(Code that draws figures)
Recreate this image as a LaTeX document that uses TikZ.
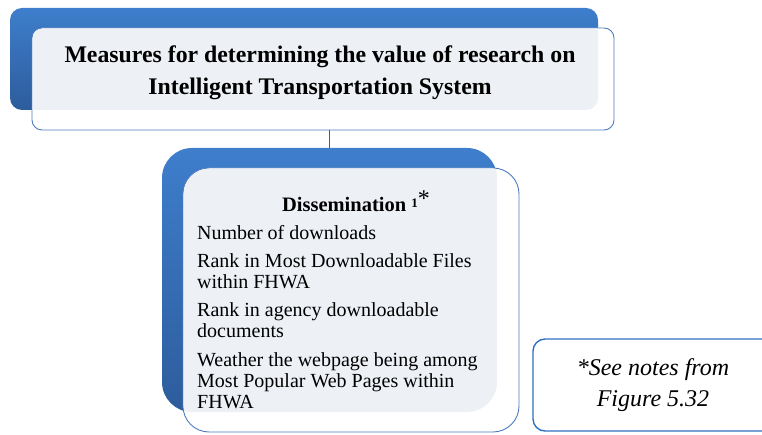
\documentclass[tikz,border=0pt]{standalone}
\usepackage{fontspec}
\setmainfont{Liberation Serif}
\begin{document}
\begin{tikzpicture}[x=1pt,y=-1pt,
  backbox/.style={draw=none,shade,top color=blueT,bottom color=blueB,rounded corners=#1,anchor=center,inner sep=0pt},
  frontbox/.style={draw=edge,line width=0.9pt,fill=white,rounded corners=#1,anchor=center,inner sep=0pt},
  link/.style={draw=linkc,line width=0.9pt}]
\definecolor{blueT}{HTML}{3E7ECC}
\definecolor{blueB}{HTML}{2D5C9C}
\definecolor{edge}{HTML}{4F7CC0}
\definecolor{linkc}{HTML}{3A5E96}
\definecolor{tex}{HTML}{EDF0F5}
\definecolor{notec}{HTML}{2F70C0}
\useasboundingbox (0,0) rectangle (762,435);
\begin{scope}
\clip (0,0) rectangle (762,435);
% top
\node[backbox=12pt,minimum width=588pt,minimum height=102pt] (b1) at (304,59) {};
\node[frontbox=10pt,minimum width=582pt,minimum height=102pt] (w1) at (323,79) {};
\begin{scope}
\clip[rounded corners=12pt] (10,8) rectangle (598,110);
\fill[tex,rounded corners=10pt] (32.5,28.5) rectangle (613.5,129.5);
\end{scope}
\node[align=center,font=\fontsize{23.8}{32}\selectfont\bfseries] (title) at (320,73)
  {Measures for determining the value of research on\\Intelligent Transportation System};
% second
\node[backbox=30pt,minimum width=335pt,minimum height=264pt] (b2) at (329.5,280) {};
\node[frontbox=26pt,minimum width=336pt,minimum height=264pt] (w2) at (351,300) {};
\begin{scope}
\clip[rounded corners=30pt] (162,148) rectangle (497,412);
\fill[tex,rounded corners=26pt] (183.5,168.5) rectangle (518.5,431.5);
\end{scope}
\draw[link] (b2.north |- w1.south) -- (b2.north);
\node[font=\fontsize{20.5}{22}\selectfont] (head) at (356,201)
  {\textbf{Dissemination} \raisebox{0.4ex}{\fontsize{13}{13}\selectfont\textbf{1}\raisebox{0.15ex}{\fontsize{24}{24}\selectfont*}}};
\node[anchor=north west,align=left,inner sep=0pt,font=\fontsize{20}{21}\selectfont] (items) at (197,225)
  {Number of downloads\\[7pt]
   Rank in Most Downloadable Files\\within FHWA\\[7pt]
   Rank in agency downloadable\\documents\\[8pt]
   Weather the webpage being among\\Most Popular Web Pages within\\FHWA};
% note
\node[draw=notec,line width=1.4pt,rounded corners=12pt,minimum width=242pt,minimum height=92pt,inner sep=0pt] (note) at (654,385) {};
\node[align=center,font=\fontsize{24}{31}\selectfont\itshape] (notetext) at (653,385)
  {*See notes from\\Figure 5.32};
\end{scope}
\end{tikzpicture}
\end{document}
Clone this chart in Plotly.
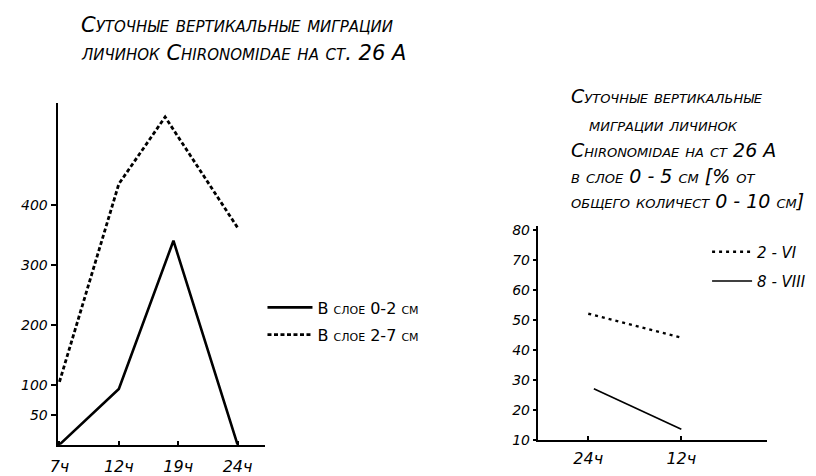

Objective: Each record must be quoted in full and exactly. Do not include the pictures.

Result of the task:
Recreate this image as a LaTeX document that uses TikZ.
\documentclass[tikz,border=0pt]{standalone}
\usepackage{fontspec}
\setmainfont{Liberation Serif}
\begin{document}
\begin{tikzpicture}[x=1pt,y=-1pt,
  backbox/.style={draw=none,shade,top color=blueT,bottom color=blueB,rounded corners=#1,anchor=center,inner sep=0pt},
  frontbox/.style={draw=edge,line width=0.9pt,fill=white,rounded corners=#1,anchor=center,inner sep=0pt},
  link/.style={draw=linkc,line width=0.9pt}]
\definecolor{blueT}{HTML}{3E7ECC}
\definecolor{blueB}{HTML}{2D5C9C}
\definecolor{edge}{HTML}{4F7CC0}
\definecolor{linkc}{HTML}{3A5E96}
\definecolor{tex}{HTML}{EDF0F5}
\definecolor{notec}{HTML}{2F70C0}
\useasboundingbox (0,0) rectangle (762,435);
\begin{scope}
\clip (0,0) rectangle (762,435);
% top
\node[backbox=12pt,minimum width=588pt,minimum height=102pt] (b1) at (304,59) {};
\node[frontbox=10pt,minimum width=582pt,minimum height=102pt] (w1) at (323,79) {};
\begin{scope}
\clip[rounded corners=12pt] (10,8) rectangle (598,110);
\fill[tex,rounded corners=10pt] (32.5,28.5) rectangle (613.5,129.5);
\end{scope}
\node[align=center,font=\fontsize{23.8}{32}\selectfont\bfseries] (title) at (320,73)
  {Measures for determining the value of research on\\Intelligent Transportation System};
% second
\node[backbox=30pt,minimum width=335pt,minimum height=264pt] (b2) at (329.5,280) {};
\node[frontbox=26pt,minimum width=336pt,minimum height=264pt] (w2) at (351,300) {};
\begin{scope}
\clip[rounded corners=30pt] (162,148) rectangle (497,412);
\fill[tex,rounded corners=26pt] (183.5,168.5) rectangle (518.5,431.5);
\end{scope}
\draw[link] (b2.north |- w1.south) -- (b2.north);
\node[font=\fontsize{20.5}{22}\selectfont] (head) at (356,201)
  {\textbf{Dissemination} \raisebox{0.4ex}{\fontsize{13}{13}\selectfont\textbf{1}\raisebox{0.15ex}{\fontsize{24}{24}\selectfont*}}};
\node[anchor=north west,align=left,inner sep=0pt,font=\fontsize{20}{21}\selectfont] (items) at (197,225)
  {Number of downloads\\[7pt]
   Rank in Most Downloadable Files\\within FHWA\\[7pt]
   Rank in agency downloadable\\documents\\[8pt]
   Weather the webpage being among\\Most Popular Web Pages within\\FHWA};
% note
\node[draw=notec,line width=1.4pt,rounded corners=12pt,minimum width=242pt,minimum height=92pt,inner sep=0pt] (note) at (654,385) {};
\node[align=center,font=\fontsize{24}{31}\selectfont\itshape] (notetext) at (653,385)
  {*See notes from\\Figure 5.32};
\end{scope}
\end{tikzpicture}
\end{document}
Clone this chart in Plotly.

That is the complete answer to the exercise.